Details
-
Bug
-
Status: Patch Available
-
Blocker
-
Resolution: Unresolved
-
3.3.0, 3.2.1
-
None
-
Patch
Description
org.apache.hadoop.io.file.tfile.TestTFileStreams#testOneEntryMixedLengths1 org.apache.hadoop.io.file.tfile.TestTFileStreams#testOneEntryUnknownLength org.apache.hadoop.io.file.tfile.TestTFileLzoCodecsStreams#testOneEntryMixedLengths1 org.apache.hadoop.io.file.tfile.TestTFileLzoCodecsStreams#testOneEntryUnknownLength
4 actively-used tests above call the helper function `TestTFileStreams#writeRecords()` to write key-value pairs (kv pairs), then call `TestTFileByteArrays#readRecords()` to assert the key and the value part (v) of these kv pairs matched with what they wrote. All v of kv pairs are hardcode strings with a length of 6.

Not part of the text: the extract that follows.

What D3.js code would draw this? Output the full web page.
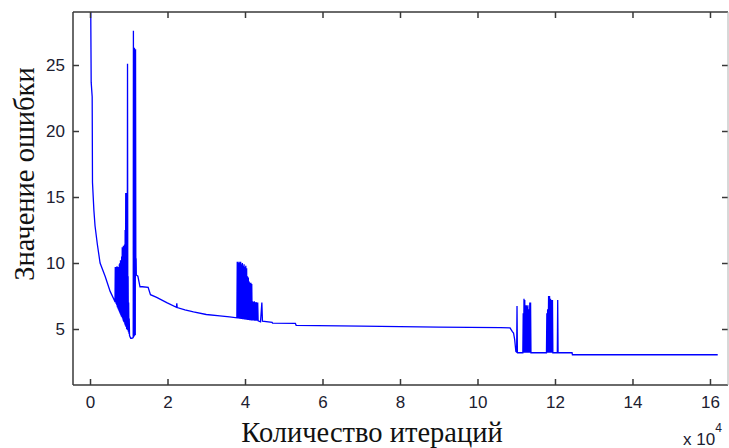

`readRecords()` uses `org.apache.hadoop.io.file.tfile.TFile.Reader.Scanner.Entry#getValueLength()` to get full length of the v of these kv pairs. But `getValueLength()` can only get v's full length when it is less than the value of configuration parameter `tfile.io.chunk.size`, otherwise `readRecords()` will throw an exception. So, when `tfile.io.chunk.size` is configured/set to a value less than 6, these 4 tests failed because of the exception from `readRecords()`, even 6 is a valid value for `tfile.io.chunk.size`.
The definition of `tfile.io.chunk.size` is "Value chunk size in bytes. Default to 1MB. Values of the length less than the chunk size is guaranteed to have known value length in read time (See also TFile.Reader.Scanner.Entry.isValueLengthKnown())".
Fixes
`readRecords()` should call `org.apache.hadoop.io.file.tfile.TFile.Reader.Scanner.Entry#getValue(byte[])` instead, which returns the correct full length of the `value` part despite whether the value's length is larger than `tfile.io.chunk.size`.